GIVEN INFORMATION »
########

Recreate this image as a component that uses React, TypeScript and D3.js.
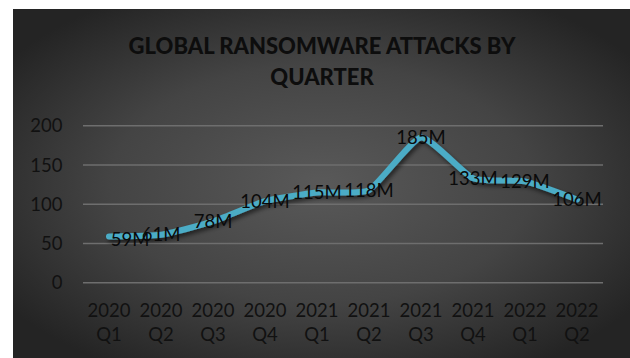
import React from "react";
import * as d3 from "d3";

const categories = ["2020 Q1", "2020 Q2", "2020 Q3", "2020 Q4", "2021 Q1", "2021 Q2", "2021 Q3", "2021 Q4", "2022 Q1", "2022 Q2"];
const attacks = [59, 61, 78, 104, 115, 118, 185, 133, 129, 106];
const dataLabels = ["59M", "61M", "78M", "104M", "115M", "118M", "185M", "133M", "129M", "106M"];
const yTicks = [0, 50, 100, 150, 200];
const titleLines = ["GLOBAL RANSOMWARE ATTACKS BY", "QUARTER"];

const W = 630;
const H = 358;
const FONT = "Lato, 'Open Sans', sans-serif";

export default function App() {
  const x = d3.scalePoint<string>().domain(categories).range([83, 603]).padding(0.5);
  const y = d3.scaleLinear().domain([0, 200]).range([282.7, 125.7]);
  const pts = attacks.map((v, i) => [x(categories[i]) as number, y(v)] as [number, number]);
  const line = d3.line<[number, number]>().x((d) => d[0]).y((d) => d[1]).curve(d3.curveCardinal.tension(0.5));

  return (
    <svg width={W} height={H} style={{ position: "absolute", left: 0, top: 0, display: "block" }}>
      <defs>
        <radialGradient id="bg" cx="50%" cy="50%" r="62%">
          <stop offset="0%" stopColor="#595959" />
          <stop offset="55%" stopColor="#444" />
          <stop offset="100%" stopColor="#242424" />
        </radialGradient>
        <filter id="shadow" x="-10%" y="-20%" width="120%" height="150%">
          <feDropShadow dx="2" dy="3" stdDeviation="2" floodColor="#000" floodOpacity="0.55" />
        </filter>
      </defs>
      <rect x={0} y={0} width={W} height={H} fill="#fff" />
      <rect x={13} y={9} width={W - 13} height={H - 9} fill="url(#bg)" />

      {titleLines.map((t, i) => (
        <text key={t} x={322} y={54 + i * 31} textAnchor="middle" fontFamily={FONT} fontWeight={900} fontSize={22} fill="#0d0d0d">
          {t}
        </text>
      ))}

      {yTicks.map((t) => (
        <g key={t}>
          <line x1={83} x2={603} y1={y(t)} y2={y(t)} stroke="#6e6e6e" strokeWidth={1.5} />
          <text x={62.5} y={y(t)} dy="0.36em" textAnchor="end" fontFamily={FONT} fontSize={18.5} fill="#111">
            {t}
          </text>
        </g>
      ))}

      {categories.map((c) => {
        const [yr, q] = c.split(" ");
        const cx = x(c) as number;
        return (
          <text key={c} x={cx} textAnchor="middle" fontFamily={FONT} fontSize={18.5} fill="#111">
            <tspan x={cx} y={317}>{yr}</tspan>
            <tspan x={cx} y={341}>{q}</tspan>
          </text>
        );
      })}

      <path d={line(pts) || ""} fill="none" stroke="#4bacc6" strokeWidth={6} strokeLinecap="round" strokeLinejoin="round" filter="url(#shadow)" />

      {pts.map(([px, py], i) => (
        <text key={i} x={px + (i === 0 ? 21 : 0)} y={py + (i === 0 ? 3 : 0)} dy="0.36em" textAnchor="middle" fontFamily={FONT} fontSize={18.5} fill="#0a0a0a">
          {dataLabels[i]}
        </text>
      ))}
    </svg>
  );
}
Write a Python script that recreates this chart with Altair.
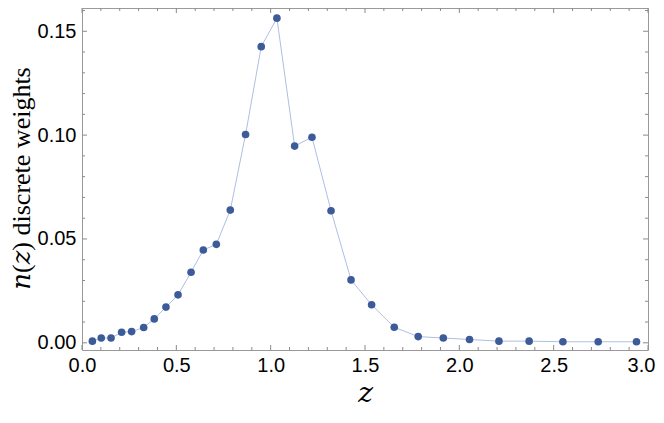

########

STATED TASK » Go through the data above and transcribe it in full, omitting any image.

RESPONSE TO THIS EXERCISE »
Recreate this image as a component that uses React, TypeScript and D3.js.
import React from "react";
import * as d3 from "d3";

const categories = ["2020 Q1", "2020 Q2", "2020 Q3", "2020 Q4", "2021 Q1", "2021 Q2", "2021 Q3", "2021 Q4", "2022 Q1", "2022 Q2"];
const attacks = [59, 61, 78, 104, 115, 118, 185, 133, 129, 106];
const dataLabels = ["59M", "61M", "78M", "104M", "115M", "118M", "185M", "133M", "129M", "106M"];
const yTicks = [0, 50, 100, 150, 200];
const titleLines = ["GLOBAL RANSOMWARE ATTACKS BY", "QUARTER"];

const W = 630;
const H = 358;
const FONT = "Lato, 'Open Sans', sans-serif";

export default function App() {
  const x = d3.scalePoint<string>().domain(categories).range([83, 603]).padding(0.5);
  const y = d3.scaleLinear().domain([0, 200]).range([282.7, 125.7]);
  const pts = attacks.map((v, i) => [x(categories[i]) as number, y(v)] as [number, number]);
  const line = d3.line<[number, number]>().x((d) => d[0]).y((d) => d[1]).curve(d3.curveCardinal.tension(0.5));

  return (
    <svg width={W} height={H} style={{ position: "absolute", left: 0, top: 0, display: "block" }}>
      <defs>
        <radialGradient id="bg" cx="50%" cy="50%" r="62%">
          <stop offset="0%" stopColor="#595959" />
          <stop offset="55%" stopColor="#444" />
          <stop offset="100%" stopColor="#242424" />
        </radialGradient>
        <filter id="shadow" x="-10%" y="-20%" width="120%" height="150%">
          <feDropShadow dx="2" dy="3" stdDeviation="2" floodColor="#000" floodOpacity="0.55" />
        </filter>
      </defs>
      <rect x={0} y={0} width={W} height={H} fill="#fff" />
      <rect x={13} y={9} width={W - 13} height={H - 9} fill="url(#bg)" />

      {titleLines.map((t, i) => (
        <text key={t} x={322} y={54 + i * 31} textAnchor="middle" fontFamily={FONT} fontWeight={900} fontSize={22} fill="#0d0d0d">
          {t}
        </text>
      ))}

      {yTicks.map((t) => (
        <g key={t}>
          <line x1={83} x2={603} y1={y(t)} y2={y(t)} stroke="#6e6e6e" strokeWidth={1.5} />
          <text x={62.5} y={y(t)} dy="0.36em" textAnchor="end" fontFamily={FONT} fontSize={18.5} fill="#111">
            {t}
          </text>
        </g>
      ))}

      {categories.map((c) => {
        const [yr, q] = c.split(" ");
        const cx = x(c) as number;
        return (
          <text key={c} x={cx} textAnchor="middle" fontFamily={FONT} fontSize={18.5} fill="#111">
            <tspan x={cx} y={317}>{yr}</tspan>
            <tspan x={cx} y={341}>{q}</tspan>
          </text>
        );
      })}

      <path d={line(pts) || ""} fill="none" stroke="#4bacc6" strokeWidth={6} strokeLinecap="round" strokeLinejoin="round" filter="url(#shadow)" />

      {pts.map(([px, py], i) => (
        <text key={i} x={px + (i === 0 ? 21 : 0)} y={py + (i === 0 ? 3 : 0)} dy="0.36em" textAnchor="middle" fontFamily={FONT} fontSize={18.5} fill="#0a0a0a">
          {dataLabels[i]}
        </text>
      ))}
    </svg>
  );
}
Write a Python script that recreates this chart with Altair.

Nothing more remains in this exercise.